En lo que se refiere a los "formadores de antecedentes", el autor recuerda que los primeros y más importantes son los padres, "los primeros testigos del bien y por consiguiente de Dios para los hijos".
Monseñor Bruguès explica que el hermano en la fe no tendrá derecho a penetrar en la conciencia de su prójimo sin haber recibido un mandato para ello. En este sentido, el Magisterio de la Iglesia "permanece siempre sobre el umbral del santuario y espera de la conciencia que ésta se abra libremente a ella. Aun cuando la verdad expresada es superior a la conciencia, la Iglesia procede como pedagoga y no como juez de los corazones, actuando como madre y no como madrastra. Permanece a la altura de la conciencia y a su servicio".
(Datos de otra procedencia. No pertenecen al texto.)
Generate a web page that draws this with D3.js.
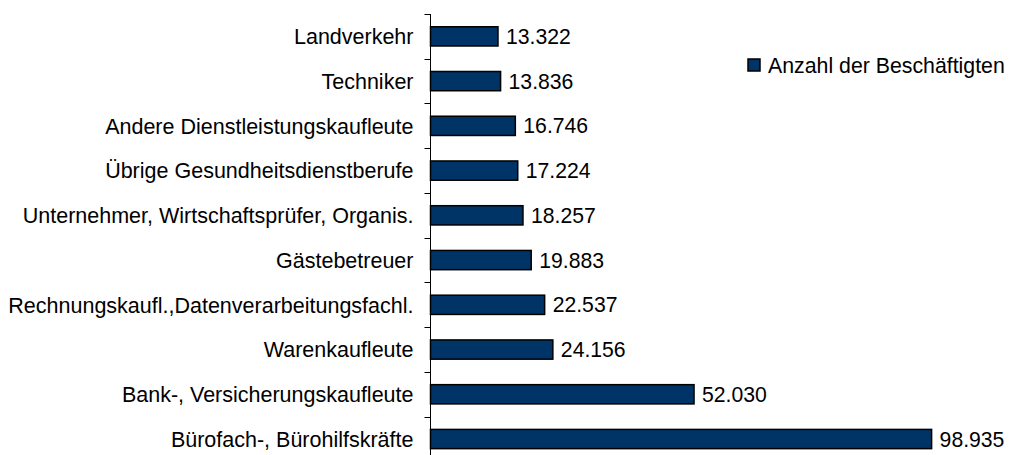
<!DOCTYPE html>
<html>
<head>
<meta charset="utf-8">
<script src="https://cdn.jsdelivr.net/npm/d3@7"></script>
<style>
  html, body { margin: 0; padding: 0; background: #fff; }
  text { font-family: "Liberation Sans", Arial, sans-serif; fill: #000; }
</style>
</head>
<body>
<svg id="chart" width="1009" height="455"></svg>
<script>
// Berufe, von oben nach unten
const categories = [
  "Landverkehr",
  "Techniker",
  "Andere Dienstleistungskaufleute",
  "Übrige Gesundheitsdienstberufe",
  "Unternehmer, Wirtschaftsprüfer, Organis.",
  "Gästebetreuer",
  "Rechnungskaufl.,Datenverarbeitungsfachl.",
  "Warenkaufleute",
  "Bank-, Versicherungskaufleute",
  "Bürofach-, Bürohilfskräfte"
]
const values = [13322, 13836, 16746, 17224, 18257, 19883, 22537, 24156, 52030, 98935]
const valueLabels = ["13.322", "13.836", "16.746", "17.224", "18.257", "19.883", "22.537", "24.156", "52.030", "98.935"]
const seriesName = "Anzahl der Beschäftigten"

const svg = d3.select("#chart")
const barColor = "#003366"

const x = d3.scaleLinear()
  .domain([0, 100000])
  .range([430.5, 937])

const y = d3.scaleBand()
  .domain(categories)
  .range([14, 461.4])
  .paddingInner(0.57)
  .paddingOuter(0.285)

// Balken
svg.append("g")
  .selectAll("rect")
  .data(values)
  .join("rect")
  .attr("x", x(0))
  .attr("y", (d, i) => y(categories[i]))
  .attr("width", d => x(d) - x(0))
  .attr("height", y.bandwidth())
  .attr("fill", barColor)
  .attr("stroke", "#000")
  .attr("stroke-width", 1.5)

// Werte
svg.append("g")
  .selectAll("text")
  .data(values)
  .join("text")
  .attr("x", d => x(d) + 8)
  .attr("y", (d, i) => y(categories[i]) + y.bandwidth() / 2)
  .attr("dy", "0.36em")
  .style("font-size", "21.2px")
  .text((d, i) => valueLabels[i])

// y-Achse mit Trennstrichen zwischen den Kategorien
const axisG = svg.append("g").attr("transform", "translate(" + 430.5 + ",0)")
axisG.append("line")
  .attr("y1", y.range()[0]).attr("y2", y.range()[1])
  .attr("stroke", "#000")
d3.range(categories.length + 1).forEach(i => {
  const ty = Math.round(y.range()[0] + i * (y.range()[1] - y.range()[0]) / categories.length) + 0.5
  axisG.append("line")
    .attr("x1", -6).attr("x2", 0)
    .attr("y1", ty).attr("y2", ty)
    .attr("stroke", "#000")
})
axisG.selectAll("text.cat")
  .data(categories)
  .join("text")
  .attr("class", "cat")
  .attr("x", -17)
  .attr("y", d => y(d) + y.bandwidth() / 2)
  .attr("dy", "0.36em")
  .attr("text-anchor", "end")
  .style("font-size", "21.5px")
  .text(d => d)

// Legende
const legend = svg.append("g").attr("transform", "translate(748,59)")
legend.append("rect")
  .attr("width", 12).attr("height", 12)
  .attr("fill", barColor)
  .attr("stroke", "#000")
  .attr("stroke-width", 1.5)
legend.append("text")
  .attr("x", 20).attr("y", 6)
  .attr("dy", "0.36em")
  .style("font-size", "21.3px")
  .text(seriesName)
</script>
</body>
</html>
En el artículo aparecido en el último número de Revista Humanitas, el autor recuerda que "los mártires han sido los grandes testigos de la conciencia. Desde los primeros cristianos, que no aceptaban renegar de su fe, hasta los mártires de nuestra época, que se alzaron contra los totalitarismos de todo tipo, pasando por Tomás Moro, quien, después de muchas vacilaciones prefirió obedecer a su conciencia antes que al soberano, al cual sin embargo había jurado fidelidad, o por los sacerdotes refractarios de la Revolución Francesa, que por motivos de conciencia denunciaron la tentativa política de una Iglesia nacional separada de Roma, todos dieron testimonio de los combates de luz. Siguieron la voz de la verdad hasta el final. Derramando su sangre, confesaron la verdad del hombre y la verdad de Dios".